Recording Space Layout
Since this course is designed for home recording artists, I’m going to talk about different ways to setup a recording space in a common house hold room.
The common way for big studios to plan their space is to have at least 2 rooms, a control room where the engineer hangs out with his computer and all his gear, and a live room where the microphones get set up, and the magic is created.
In a home studio, you probably don’t have that option. Even if your space is big enough to be split into 2 rooms, is it beneficial?
If you remember from the room acoustics lesson, a bigger space will be acoustically better than a smaller space. So if you put a wall in your room, you will have 2 small spaces which won’t sound as good as a single bigger space.
My setup is a 600 square foot garage. It’s not very big. I’ve decided to go with a single space, with the live room and control room in one. I could put a wall down the middle, and divide it in 2, but even as it is, the room size is still my weakest link, so 2 smaller rooms would certainly hinder my sound quality.
And there’s advantages to doing everything in just one space. You can work with the artist faster and more efficiently. They are only standing a few feet away from you, so you can easily talk to them, adjust microphones, hear the performance, and listen back to takes.
The disadvantage to the 1 room layout is that you need to be absolutely quiet while recording. Another minor disadvantage is that the room acoustics will the same for recording, and mixing, which can mask issues, but it’s not much of a problem.
A common thing some studios do is use a vocal booth. These are great for creating a quiet environment that’s isolated from the outside, but they are not so great for sound quality. Remember... the larger the room the better the sound.
So for most home studio setups, I recommend having just 1 room where everything gets done. The biggest issue you’ll probably face is room acoustics. If you can use a room that doesn’t have 4 walls, like a living room that’s open to the kitchen, or a basement room that’s open to a large area that would be ideal. Even if there’s a little bit of noise from something nearby, like a fridge, or computer, the trade off for better acoustics would be worthwhile.
So once you have your room, where will your desk be? Where will your monitors be? Where will the recording space be?

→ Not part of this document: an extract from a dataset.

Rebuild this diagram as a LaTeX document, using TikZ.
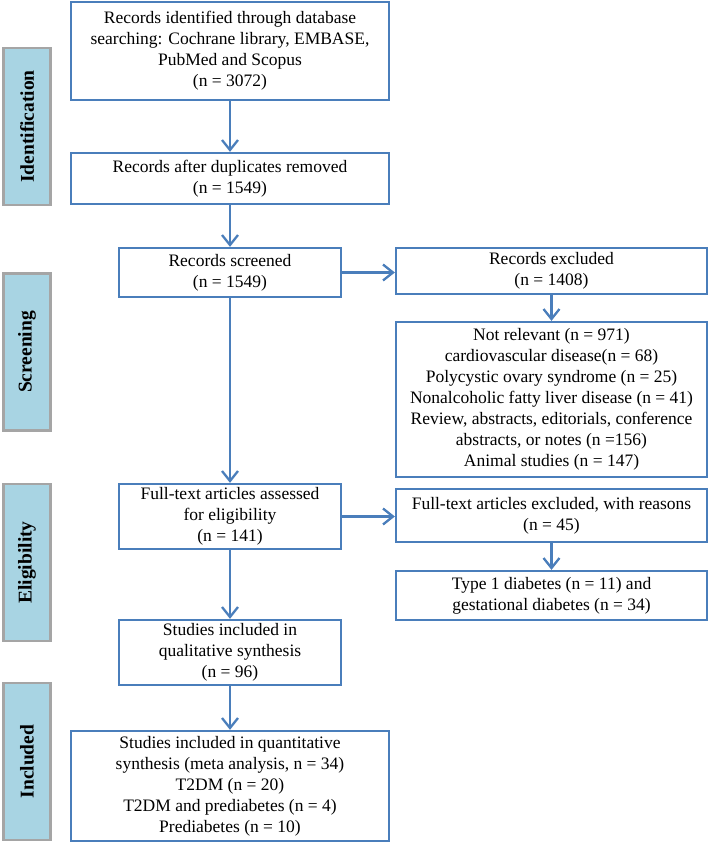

So the rule of thumb is if your room is rectangular, split the room into thirds the long way, at the 1st third mark is where you want to sit facing the wall closer to you. Have your desk and monitor speakers in front of you. The middle of the room is empty, and the other third line is the recording area.
The reason for this layout is because of the interactions of the reflected waves. When you analyze how the waves reflect, you can clearly see that in this first and third spot, the waves are neutralized.
In theory, this works great. In practice, because of the complexity of reflections from the other walls, ceiling, and items in the room, it doesn’t make much of a difference. What really is prominent though is the build up of bass in the corners. Try it, right now if you like... here’s a steady bass tone. Walk around your room and listen for variations in its volume. You’ll notice it’s significantly louder in the corners.
So don’t set up your monitoring position or recording position in the corners. Other than that, it doesn’t really make much of a difference where in the room you are, but following the rule of thirds will help a little bit. The sound of the room will be part of the recording, and there’s no way around it, other than proper room treatment, or recording in a different room.